Two Ottawa paramedics are sitting up and alert today, one day after an explosion sent them to hospital. Craig MacInnes and Reid Purdy are still in serious condition but there is every expectation they will be fine.    There has been a steady stream of paramedics and police to the Intensive Care Unit at the Ottawa Hospital.  Among them, the chief of the paramedics Anthony Di Monte, checking in on the two members injured in yesterday's explosion.

"I'm very pleased and optimistic,” Di Monte told reporters outside the hospital, “and the medical information we have supports that but I'm aware that they are in the Intensive Care Unit and they've got several days ahead.” 
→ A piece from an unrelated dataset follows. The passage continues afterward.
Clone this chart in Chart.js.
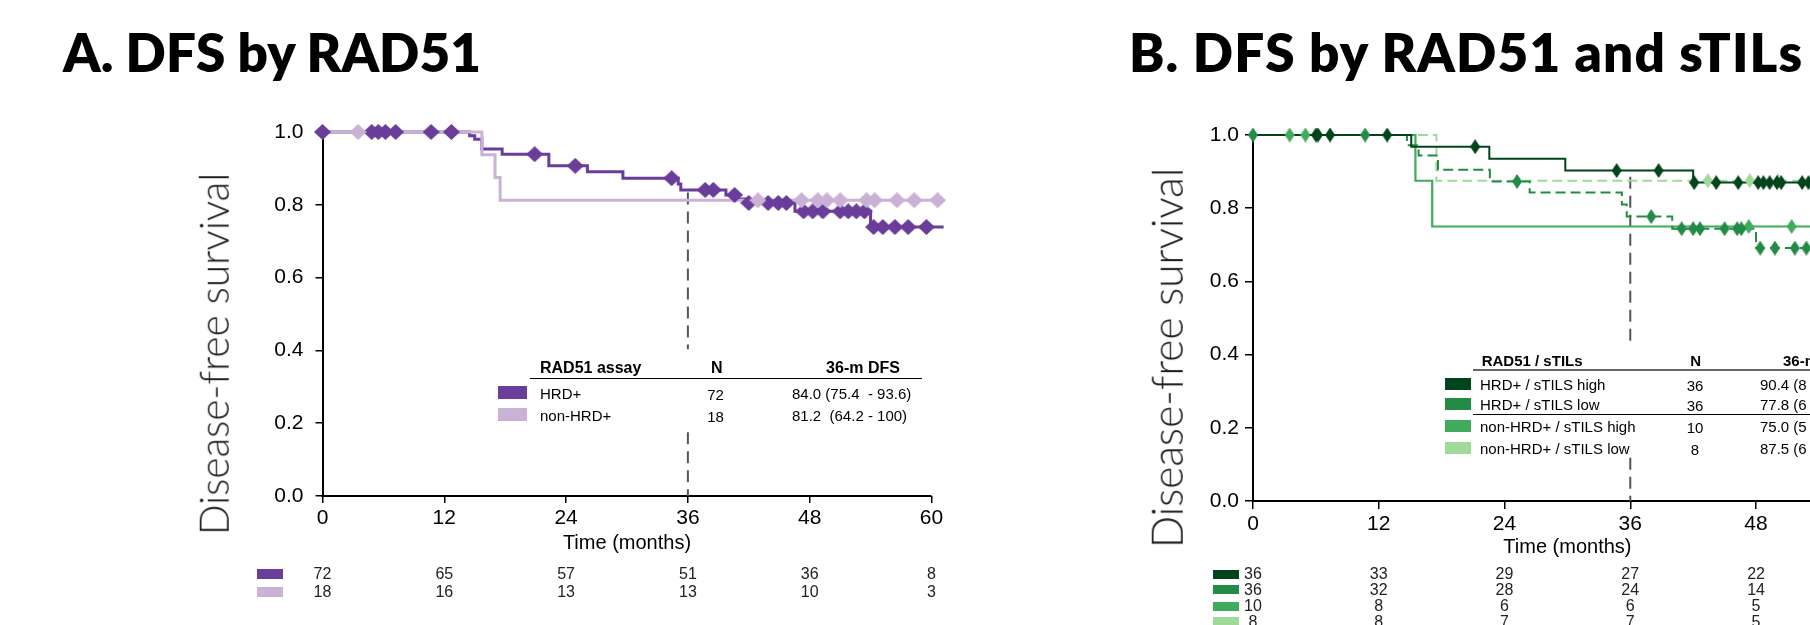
<!DOCTYPE html>
<html>
<head>
<meta charset="utf-8">
<script src="https://cdn.jsdelivr.net/npm/chart.js@4.4.0/dist/chart.umd.min.js"></script>
<style>
  html, body { margin: 0; padding: 0; background: #fff; }
  #page { position: relative; width: 1810px; height: 625px; overflow: hidden; background: #fff; }
  canvas { position: absolute; }
  .t { position: absolute; white-space: pre; line-height: 1; font-family: "Liberation Sans", Arial, sans-serif; color: #000; }
  .box { position: absolute; }
</style>
</head>
<body>
<div id="page">
  <canvas id="chartA" width="810" height="470" style="left:150px; top:100px;"></canvas>
  <canvas id="chartB" width="830" height="475" style="left:1080px; top:100px;"></canvas>
</div>
<script>
  // ---- shared axis values
  const timeTicks = [0, 12, 24, 36, 48, 60];
  const yTickValues = [0, 0.2, 0.4, 0.6, 0.8, 1.0];
  const yTickLabels = ['0.0', '0.2', '0.4', '0.6', '0.8', '1.0'];
  const landmark = 36;

  // ---- Panel A: DFS by RAD51
  const hrdTimes = [0, 14.5, 15.0, 15.7, 17.7, 22.3, 26.1, 29.6, 35.05, 35.3, 39.75, 40.9, 41.8, 46.55, 54.0, 61.2];
  const hrdSurv  = [1, 0.99, 0.98, 0.953, 0.939, 0.907, 0.891, 0.873, 0.857, 0.841, 0.827, 0.816, 0.805, 0.782, 0.739, 0.739];
  const hrdCensor = [0, 4.85, 5.5, 6.2, 7.2, 10.7, 12.7, 20.9, 24.9, 34.4, 37.7, 38.5, 40.6, 42.0, 43.9, 44.9, 45.7,
                     47.4, 48.3, 49.3, 51.0, 51.8, 52.6, 53.4, 54.3, 55.2, 56.4, 57.7, 59.5];
  const nonTimes = [0, 15.7, 17.0, 17.5, 61.2];
  const nonSurv  = [1, 0.9375, 0.875, 0.8125, 0.8125];
  const nonCensor = [3.5, 42.9, 47.2, 48.8, 49.7, 51.0, 53.6, 54.4, 56.6, 58.3, 60.6];
  const refYA = [0.834, 0.403, null, 0.175, 0];

  const groupsA = ['HRD+', 'non-HRD+'];
  const nA = ['72', '18'];
  const dfsA = ['84.0 (75.4  - 93.6)', '81.2  (64.2 - 100)'];
  const riskHrd = [72, 65, 57, 51, 36, 8];
  const riskNon = [18, 16, 13, 13, 10, 3];

  // ---- Panel B: DFS by RAD51 and sTILs
  const hiTimes = [0, 15.1, 22.55, 29.8, 42.0, 61];
  const hiSurv  = [1, 0.968, 0.935, 0.903, 0.870, 0.870];
  const hiCensor = [6.0, 6.2, 7.35, 12.8, 21.2, 34.7, 38.7, 42.1, 44.2, 46.3, 48.2, 48.7, 49.3, 50.0, 50.4, 52.4, 53.0];
  const loTimes = [0, 14.7, 15.8, 17.65, 22.6, 26.4, 35.2, 35.66, 40.0, 48.0, 61];
  const loSurv  = [1, 0.972, 0.944, 0.905, 0.873, 0.843, 0.81, 0.777, 0.744, 0.691, 0.691];
  const loCensor = [0, 10.7, 25.2, 38.0, 40.9, 42.0, 42.65, 45.0, 46.2, 46.6, 48.4, 49.8, 51.7, 52.8];
  const nonHiTimes = [0, 15.5, 17.1, 61];
  const nonHiSurv  = [1, 0.875, 0.75, 0.75];
  const nonHiCensor = [3.5, 5.0, 47.3, 51.4];
  const nonLoTimes = [0, 17.5, 61];
  const nonLoSurv  = [1, 0.875, 0.875];
  const nonLoCensor = [43.4, 47.4, 50.1];
  const refYB = [0.886, 0.419, null, 0.118, 0];

  const groupsB = ['HRD+ / sTILS high', 'HRD+ / sTILS low', 'non-HRD+ / sTILS high', 'non-HRD+ / sTILS low'];
  const nB = ['36', '36', '10', '8'];
  const dfsB = ['90.4 (8', '77.8 (6', '75.0 (5', '87.5 (6'];
  const riskHrdHi = [36, 33, 29, 27, 22];
  const riskHrdLo = [36, 32, 28, 24, 14];
  const riskNonHi = [10, 8, 6, 6, 5];
  const riskNonLo = [8, 8, 7, 7, 5];

  // colours
  const purple = '#6a3d9a', lavender = '#cab2d6';
  const greens = ['#00441b', '#238b45', '#41ab5d', '#a1d99b'];
  const FONT = '"Liberation Sans", Arial, sans-serif';
  Chart.defaults.font.family = FONT;

  const page = document.getElementById('page');

  function addText(text, x, y, o = {}) {
    const el = document.createElement('div');
    el.className = 't';
    el.textContent = text;
    el.style.left = x + 'px';
    el.style.top = y + 'px';
    const tx = o.align === 'center' ? '-50%' : o.align === 'right' ? '-100%' : '0';
    el.style.transform = `translate(${tx}, -50%)` + (o.rotate ? ` rotate(${o.rotate}deg)` : '');
    if (o.size) el.style.fontSize = o.size + 'px';
    if (o.weight) el.style.fontWeight = o.weight;
    if (o.color) el.style.color = o.color;
    if (o.family) el.style.fontFamily = o.family;
    if (o.spacing) el.style.letterSpacing = o.spacing + 'px';
    page.appendChild(el);
    return el;
  }

  function addBox(x, y, w, h, color) {
    const el = document.createElement('div');
    el.className = 'box';
    Object.assign(el.style, { left: x + 'px', top: y + 'px', width: w + 'px', height: h + 'px', background: color });
    page.appendChild(el);
  }

  // diamond marker as a small canvas
  function diamond(color, w, h) {
    const c = document.createElement('canvas');
    c.width = w; c.height = h;
    const g = c.getContext('2d');
    g.fillStyle = color;
    g.beginPath();
    g.moveTo(w / 2, 0); g.lineTo(w, h / 2); g.lineTo(w / 2, h); g.lineTo(0, h / 2);
    g.closePath(); g.fill();
    return c;
  }

  function survAt(times, surv, t) {
    let s = surv[0];
    for (let i = 0; i < times.length; i++) if (times[i] <= t) s = surv[i];
    return s;
  }

  function kmLine(times, surv, color, width, dash) {
    return {
      data: times.map((t, i) => ({ x: t, y: surv[i] })),
      showLine: true, stepped: 'before', borderColor: color, borderWidth: width,
      borderDash: dash || [], pointRadius: 0, clip: false
    };
  }

  function censorMarks(times, curveT, curveS, img) {
    return {
      data: times.map(t => ({ x: t, y: survAt(curveT, curveS, t) })),
      showLine: false, pointStyle: img, pointRadius: 6, clip: false
    };
  }

  function refLine(ys) {
    return {
      data: ys.map(y => ({ x: landmark, y: y })),
      showLine: true, borderColor: '#555', borderWidth: 2, borderDash: [12, 7],
      pointRadius: 0, clip: false, spanGaps: false
    };
  }

  // x axis line only up to 60 months (panel A area runs a little past it)
  const axisEnd = {
    id: 'axisEnd',
    beforeDatasetsDraw(chart, args, opts) {
      if (!opts.xEnd) return;
      const { ctx, scales: { x, y } } = chart;
      ctx.save();
      ctx.strokeStyle = '#000';
      ctx.lineWidth = 2;
      ctx.beginPath();
      ctx.moveTo(x.getPixelForValue(0) - 1, y.getPixelForValue(0));
      ctx.lineTo(x.getPixelForValue(opts.xEnd), y.getPixelForValue(0));
      ctx.stroke();
      ctx.restore();
    }
  };

  function makeOptions(c) {
    return {
      responsive: false,
      animation: false,
      events: [],
      layout: { padding: { left: 0, top: c.top, right: c.right, bottom: 0 } },
      plugins: { legend: { display: false }, tooltip: { enabled: false }, axisEnd: { xEnd: c.xEnd } },
      scales: {
        x: {
          type: 'linear', min: 0, max: c.xMax,
          afterBuildTicks: s => { s.ticks = timeTicks.map(v => ({ value: v })); },
          afterFit: s => { s.height = c.xHeight; },
          ticks: { font: { size: 21 }, color: '#000', padding: c.xPad, maxRotation: 0, autoSkip: false },
          grid: { drawOnChartArea: false, drawTicks: true, tickLength: c.tick, color: '#000', lineWidth: 1.5 },
          border: { display: !c.xEnd, color: '#000', width: 2 }
        },
        y: {
          type: 'linear', min: 0, max: 1,
          afterBuildTicks: s => { s.ticks = yTickValues.map(v => ({ value: v })); },
          afterFit: s => { s.width = c.yWidth; },
          ticks: { font: { size: 21 }, color: '#000', padding: c.yPad, callback: (v, i) => yTickLabels[i] },
          grid: { drawOnChartArea: false, drawTicks: true, tickLength: c.tick, color: '#000', lineWidth: 1.5 },
          border: { display: true, color: '#000', width: 2 }
        }
      }
    };
  }

  // ---- chart A
  const dA = [diamond(purple, 17, 16), diamond(lavender, 17, 16)];
  const chartA = new Chart(document.getElementById('chartA'), {
    type: 'scatter',
    data: {
      datasets: [
        censorMarks(nonCensor, nonTimes, nonSurv, dA[1]),
        censorMarks(hrdCensor, hrdTimes, hrdSurv, dA[0]),
        kmLine(nonTimes, nonSurv, lavender, 3),
        kmLine(hrdTimes, hrdSurv, purple, 3),
        refLine(refYA)
      ]
    },
    options: makeOptions({ top: 32, right: 13.3, xMax: 61.5, xEnd: 60, xHeight: 74, yWidth: 172.5, xPad: 3, yPad: 12, tick: 7 }),
    plugins: [axisEnd]
  });

  // ---- chart B
  const dB = greens.map(g => diamond(g, 10, 15));
  const chartB = new Chart(document.getElementById('chartB'), {
    type: 'scatter',
    data: {
      datasets: [
        censorMarks(hiCensor, hiTimes, hiSurv, dB[0]),
        censorMarks(loCensor, loTimes, loSurv, dB[1]),
        censorMarks(nonHiCensor, nonHiTimes, nonHiSurv, dB[2]),
        censorMarks(nonLoCensor, nonLoTimes, nonLoSurv, dB[3]),
        kmLine(hiTimes, hiSurv, greens[0], 2),
        kmLine(loTimes, loSurv, greens[1], 2, [10, 5]),
        kmLine(nonHiTimes, nonHiSurv, greens[2], 2.2),
        kmLine(nonLoTimes, nonLoSurv, greens[3], 2, [10, 5]),
        refLine(refYB)
      ]
    },
    options: makeOptions({ top: 35, right: 28.2, xMax: 60, xEnd: 0, xHeight: 74, yWidth: 173, xPad: 2.5, yPad: 6, tick: 8 })
  });

  // ---- titles and axis titles
  addText('A. DFS by RAD51', 63, 51, { family: 'Lato, sans-serif', size: 53, weight: 800 });
  addText('B. DFS by RAD51 and sTILs', 1129, 51, { family: 'Lato, sans-serif', size: 53, weight: 800, spacing: 1.1 });
  addText('Disease-free survival', 214, 354, { align: 'center', rotate: -90, family: 'Lato, sans-serif', size: 40.5, weight: 300, color: '#1a1a1a' });
  addText('Disease-free survival', 1167, 358, { align: 'center', rotate: -90, family: 'Lato, sans-serif', size: 42.5, weight: 300, color: '#1a1a1a' });
  addText('Time (months)', 150 + chartA.scales.x.getPixelForValue(30), 541.7, { align: 'center', size: 20 });
  addText('Time (months)', 1080 + chartB.scales.x.getPixelForValue(30), 545.7, { align: 'center', size: 20 });

  // ---- legend table A
  addText('RAD51 assay', 540, 367.7, { size: 16, weight: 700 });
  addText('N', 716.7, 367.7, { align: 'center', size: 16, weight: 700 });
  addText('36-m DFS', 863, 367.7, { align: 'center', size: 16, weight: 700 });
  addBox(530, 377.5, 392, 1.5, '#000');
  const rowsA = [392.5, 414.8];
  groupsA.forEach((g, i) => {
    addBox(498, rowsA[i] - 6.5, 29, 13, [purple, lavender][i]);
    addText(g, 540, rowsA[i], { size: 15 });
    addText(nA[i], 715.5, rowsA[i] + 1, { align: 'center', size: 15 });
    addText(dfsA[i], 792, rowsA[i], { size: 15 });
  });

  // ---- legend table B
  addText('RAD51 / sTILs', 1481.7, 360, { size: 15, weight: 700 });
  addText('N', 1695.7, 360, { align: 'center', size: 15, weight: 700 });
  addText('36-m DFS', 1783, 360, { size: 15, weight: 700 });
  addBox(1473, 369.3, 340, 1.5, '#666');
  addBox(1473, 413.5, 340, 1.5, '#000');
  const rowsB = [383.5, 403.5, 426, 447.5];
  groupsB.forEach((g, i) => {
    addBox(1445, rowsB[i] - 6, 26, 12, greens[i]);
    addText(g, 1480, rowsB[i], { size: 15 });
    addText(nB[i], 1695, rowsB[i] + 1, { align: 'center', size: 15 });
    addText(dfsB[i], 1760, rowsB[i], { size: 15 });
  });

  // ---- numbers at risk
  function riskRow(chart, canvasLeft, counts, y, color, swX, swH) {
    addBox(swX, y - swH / 2, 26, swH, color);
    counts.forEach((n, i) => {
      const px = canvasLeft + chart.scales.x.getPixelForValue(timeTicks[i]);
      addText(String(n), px, y, { align: 'center', size: 16, color: '#222' });
    });
  }
  riskRow(chartA, 150, riskHrd, 574.3, purple, 256.5, 10);
  riskRow(chartA, 150, riskNon, 592.3, lavender, 256.5, 10);
  [riskHrdHi, riskHrdLo, riskNonHi, riskNonLo].forEach((r, i) => {
    riskRow(chartB, 1080, r, [574, 589.5, 606, 621.7][i], greens[i], 1212.5, 9);
  });
</script>
</body>
</html>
While they heal, the work begins now to understand what happened.  The Special Investigations Unit and the Ontario Ministry of Labor have parallel investigations underway.  Charges are a possibility.

"Our role is to determine whether the police did anything criminal where civilians were injured or killed,” says the SIU’s lead investigator, Rick Deering. “We can only speculate at this point what happened and we don't like to do that.  We like to determine by virtue of the information we're able to uncover.”

Five first responders were injured Wednesday morning during a training exercise in Ottawa’s west end.  It was a joint exercise involving RCMP, Ottawa Police and paramedics, using explosives to force an entry into an abandoned home.  Superintendent Craig MacInnes, a 22-year veteran of the Paramedic Service, and Reid Purdy, a young father and eight year veteran, took the brunt of the blast.  They both have 2nd degree burns to over ten percent of their body.

 "Yesterday was a difficult day,” says Di Monte, “when you see two of your members arrive in your vehicles and they're both sedated and in rough shape.”

Two police officers and another paramedic had minor injuries.  That paramedic, Brad Ross, was injured rushing to help his colleagues.

“His reaction was to go to his colleagues,” Di Monte continued,  “and I can tell you doors were being broken down by cops, by Mounties and other tactical members to get in there so it was really a team effort.”

It will take a team effort, too, to determine what went wrong. The SIU hopes to complete its investigation within a month.